Yundi: The Red Piano

 

Our rating

3

Published: August 28, 2012 at 3:33 pm

COMPOSERS: Xian Xing-hai; Zhang Zhao; Zhang Nan; Liu Chi; Wang Jian-Zhong; Zhu Jianer; Ren Guang; Nie Er
LABELS: EMI
ALBUM TITLE: Yundi: The Red Piano
WORKS: Yellow River Concerto; etc
PERFORMER: Yundi (piano); China NCPA Concert Hall Orchestra/Chen Zuohuang
CATALOGUE NO: 0886582

Most young Chinese pianists seem to want to be seen as ambassadors for their country’s music, and none more than Yundi, who has now dropped his family name, Li. Known initially in China as ‘The Prince of the Piano’, he was signed up by Deutsche Grammophon and made a splash with a Chopin recording; then his coeval Lang Lang arrived and displaced him as DG’s Chinese star. EMI then signed Yundi and attempted to re-launch him in the West, but his new Chopin disc was a disappointment; his response was to go back home and revert to his original role as a national heart-throb, performing mostly in China. He has now set up a studio, supported by the Chinese government, to promote new works by Chinese composers, and has, since, returned to DG.
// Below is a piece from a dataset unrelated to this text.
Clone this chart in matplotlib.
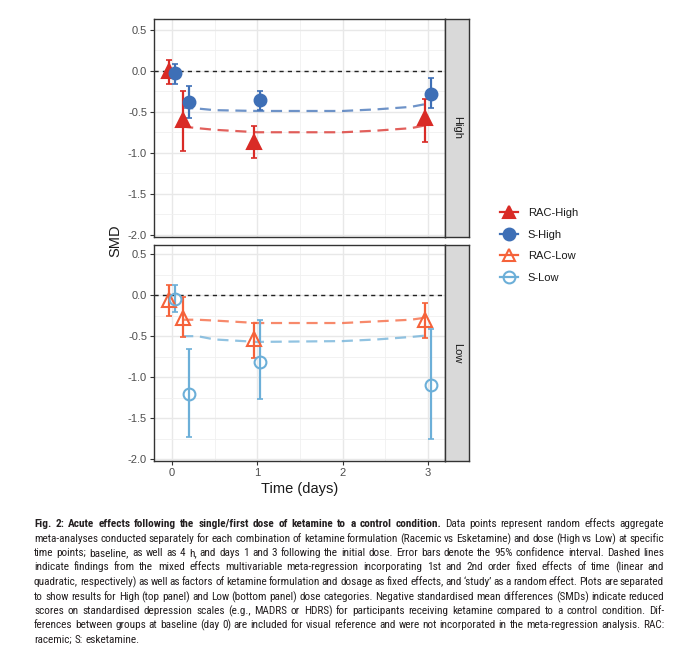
import matplotlib
matplotlib.use("Agg")
import matplotlib.pyplot as plt
from matplotlib.lines import Line2D
from matplotlib.ticker import MultipleLocator

plt.rcParams["font.family"] = ["Liberation Sans", "DejaVu Sans"]

# ---------------------------------------------------------------------
# data
time_points = [0.0, 1 / 6, 1.0, 3.0]
dodge = {"RAC": -0.035, "S": 0.035}

rac_high     = [0.00, -0.60, -0.87, -0.58]
rac_high_lo  = [-0.16, -0.975, -1.07, -0.87]
rac_high_hi  = [0.13, -0.245, -0.675, -0.34]
s_high       = [-0.03, -0.38, -0.36, -0.28]
s_high_lo    = [-0.16, -0.58, -0.48, -0.45]
s_high_hi    = [0.09, -0.18, -0.24, -0.09]

rac_low      = [-0.06, -0.28, -0.54, -0.30]
rac_low_lo   = [-0.25, -0.51, -0.76, -0.52]
rac_low_hi   = [0.12, -0.02, -0.34, -0.10]
s_low        = [-0.05, -1.20, -0.81, -1.09]
s_low_lo     = [-0.21, -1.73, -1.27, -1.75]
s_low_hi     = [0.12, -0.66, -0.30, -0.41]

# meta-regression fitted values
reg_time     = [0.12, 0.3, 0.5, 1.0, 2.0, 2.4, 2.8, 3.0]
reg_rac_high = [-0.68, -0.70, -0.72, -0.75, -0.75, -0.73, -0.70, -0.66]
reg_s_high   = [-0.45, -0.46, -0.48, -0.49, -0.49, -0.47, -0.44, -0.40]
reg_rac_low  = [-0.30, -0.30, -0.31, -0.34, -0.34, -0.32, -0.30, -0.27]
reg_s_low    = [-0.50, -0.50, -0.54, -0.57, -0.56, -0.54, -0.51, -0.49]

x_ticks  = [0, 1, 2, 3]
y_ticks  = [0.5, 0.0, -0.5, -1.0, -1.5, -2.0]
y_labels = ["0.5", "0.0", "-0.5", "-1.0", "-1.5", "-2.0"]

COL = {
    "RAC-High": "#d92b26",
    "S-High":   "#3e6fb6",
    "RAC-Low":  "#f5623a",
    "S-Low":    "#6cafd8",
}

caption_lines = [
    [("Fig. 2: Acute effects following the single/first dose of ketamine to a control condition.", "bold"),
     ("Data points represent random effects aggregate", "normal")],
    [("meta-analyses conducted separately for each combination of ketamine formulation (Racemic vs Esketamine) and dose (High vs Low) at specific", "normal")],
    [("time points; baseline, as well as 4 h, and days 1 and 3 following the initial dose. Error bars denote the 95% confidence interval. Dashed lines", "normal")],
    [("indicate findings from the mixed effects multivariable meta-regression incorporating 1st and 2nd order fixed effects of time (linear and", "normal")],
    [("quadratic, respectively) as well as factors of ketamine formulation and dosage as fixed effects, and \u2018study\u2019 as a random effect. Plots are separated", "normal")],
    [("to show results for High (top panel) and Low (bottom panel) dose categories. Negative standardised mean differences (SMDs) indicate reduced", "normal")],
    [("scores on standardised depression scales (e.g., MADRS or HDRS) for participants receiving ketamine compared to a control condition. Dif-", "normal")],
    [("ferences between groups at baseline (day 0) are included for visual reference and were not incorporated in the meta-regression analysis. RAC:", "normal")],
    [("racemic; S: esketamine.", "normal")],
]
CAP_FONT = ["Roboto Condensed", "Liberation Sans Narrow", "Roboto"]

W, H = 678, 655
fig = plt.figure(figsize=(W / 100, H / 100), dpi=100)


def px_axes(x0, y0, x1, y1):
    return fig.add_axes([x0 / W, 1 - y1 / H, (x1 - x0) / W, (y1 - y0) / H])


def style_panel(ax, show_x):
    ax.set_xlim(-0.21, 3.2)
    ax.set_xticks(x_ticks)
    ax.xaxis.set_minor_locator(MultipleLocator(0.5))
    ax.set_yticks(y_ticks)
    ax.set_yticklabels(y_labels)
    ax.yaxis.set_minor_locator(MultipleLocator(0.25))
    ax.grid(True, which="major", color="#e8e8e8", lw=1.0, zorder=0)
    ax.grid(True, which="minor", color="#f0f0f0", lw=0.6, zorder=0)
    ax.set_axisbelow(True)
    for s in ax.spines.values():
        s.set_color("#333333")
        s.set_linewidth(1.0)
    ax.tick_params(which="major", length=3, width=0.8, color="#333333",
                   labelsize=8, labelcolor="#4d4d4d", pad=2)
    ax.tick_params(which="minor", length=0)
    if not show_x:
        ax.tick_params(axis="x", which="major", labelbottom=False, length=0)
    ax.axhline(0, color="#222222", lw=1.0, ls=(0, (3, 3)), zorder=1)


def strip(x0, y0, x1, y1, label):
    s = px_axes(x0, y0, x1, y1)
    s.set_facecolor("#d9d9d9")
    s.set_xticks([])
    s.set_yticks([])
    for sp in s.spines.values():
        sp.set_color("#333333")
        sp.set_linewidth(1.0)
    s.text(0.5, 0.5, label, rotation=-90, ha="center", va="center",
           fontsize=8, color="#1a1a1a", transform=s.transAxes)


def series(ax, name, form, vals, lo, hi, marker, filled):
    c = COL[name]
    xs = [t + dodge[form] for t in time_points]
    yerr = [[v - l for v, l in zip(vals, lo)], [h - v for v, h in zip(vals, hi)]]
    ax.errorbar(xs, vals, yerr=yerr, fmt="none", ecolor=c, elinewidth=1.6,
                capsize=2, capthick=1.2, zorder=3)
    ax.plot(xs, vals, ls="none", marker=marker, ms=9.5 if marker == "^" else 8.5,
            mfc=c if filled else "none", mec=c, mew=1.5, zorder=4)


def reg_line(ax, name, vals):
    ax.plot(reg_time, vals, color=COL[name], lw=1.6, ls=(0, (5, 3)),
            alpha=0.75, zorder=2)


# ---- top panel (High)
ax1 = px_axes(154, 19, 445, 237)
ax1.set_ylim(-2.03, 0.634)
style_panel(ax1, show_x=False)
reg_line(ax1, "RAC-High", reg_rac_high)
reg_line(ax1, "S-High", reg_s_high)
series(ax1, "RAC-High", "RAC", rac_high, rac_high_lo, rac_high_hi, "^", True)
series(ax1, "S-High", "S", s_high, s_high_lo, s_high_hi, "o", True)
strip(445, 19, 469, 237, "High")

# ---- bottom panel (Low)
ax2 = px_axes(154, 245, 445, 461)
ax2.set_ylim(-2.02, 0.61)
style_panel(ax2, show_x=True)
reg_line(ax2, "RAC-Low", reg_rac_low)
reg_line(ax2, "S-Low", reg_s_low)
series(ax2, "RAC-Low", "RAC", rac_low, rac_low_lo, rac_low_hi, "^", False)
series(ax2, "S-Low", "S", s_low, s_low_lo, s_low_hi, "o", False)
strip(445, 245, 469, 461, "Low")

ax2.set_xlabel("Time (days)", fontsize=10.5, color="#1a1a1a", labelpad=3)
fig.text(115 / W, 1 - 241 / H, "SMD", rotation=90, ha="center", va="center",
         fontsize=10.5, color="#1a1a1a")

# ---- legend
handles = []
for name, m, filled in [("RAC-High", "^", True), ("S-High", "o", True),
                        ("RAC-Low", "^", False), ("S-Low", "o", False)]:
    c = COL[name]
    handles.append(Line2D([], [], color=c, lw=1.6, marker=m, ms=8.5,
                          mfc=c if filled else "none", mec=c, mew=1.5))
fig.legend(handles, list(COL.keys()), loc="upper left",
           bbox_to_anchor=(490 / W, 1 - 198 / H), frameon=False,
           fontsize=8, handlelength=1.6, handletextpad=0.9, labelspacing=1.05,
           labelcolor="#1a1a1a")

# ---- caption (justified, one text per word on a whole-pixel baseline)
cap_x0, cap_x1 = 34, 664
cap_y0, cap_dy = 527, 14.5
avail = cap_x1 - cap_x0
fig.canvas.draw()
renderer = fig.canvas.get_renderer()


def word_list(line):
    out = []
    for chunk, weight in line:
        for w in chunk.split(" "):
            out.append((w, weight))
    return out


def text_w(s, fs, weight="normal"):
    t = fig.text(0, 0, s, fontsize=fs, fontweight=weight, family=CAP_FONT)
    w = t.get_window_extent(renderer).width
    t.remove()
    return w


def measure(words, fs):
    # advance widths: bracket each word with "H" so side bearings count
    hh = {wt: text_w("HH", fs, wt) for wt in ("normal", "bold")}
    widths = [text_w("H" + w + "H", fs, wt) - hh[wt] for w, wt in words]
    sp_w = text_w("H H", fs) - hh["normal"]
    return widths, sp_w


cap_fs = 8.2
worst = 0
for line in caption_lines:
    ws, sp_w = measure(word_list(line), cap_fs)
    worst = max(worst, sum(ws) + sp_w * (len(ws) - 1) * 0.7)
if worst > avail:
    cap_fs = cap_fs * avail / worst * 0.995

for i, line in enumerate(caption_lines):
    words = word_list(line)
    ws, sp_w = measure(words, cap_fs)
    last = i == len(caption_lines) - 1
    gap = sp_w if last or len(ws) < 2 else (avail - sum(ws)) / (len(ws) - 1)
    x = cap_x0
    y = round(cap_y0 + i * cap_dy)
    for (w, weight), wd in zip(words, ws):
        fig.text(x, H - y, w, fontsize=cap_fs, fontweight=weight,
                 family=CAP_FONT, color="#231f20", va="baseline", ha="left",
                 transform=None)
        x += wd + gap

fig.savefig("out.png", dpi=100)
This CD, designed to mark to mark the 90th anniversary of the founding of the Chinese Communist Party, is the first fruit of his studio enterprise. And it absolutely had to open with the iconic Yellow River Concerto, based on folk melodies, allegedly written in six days in a cave in 1939, and rearranged for different configurations over the following 30 years. Yundi’s performance is accomplished, as are his performances of the other works in this programme, but, though some have a bucolic charm, most are pervasively saccharine.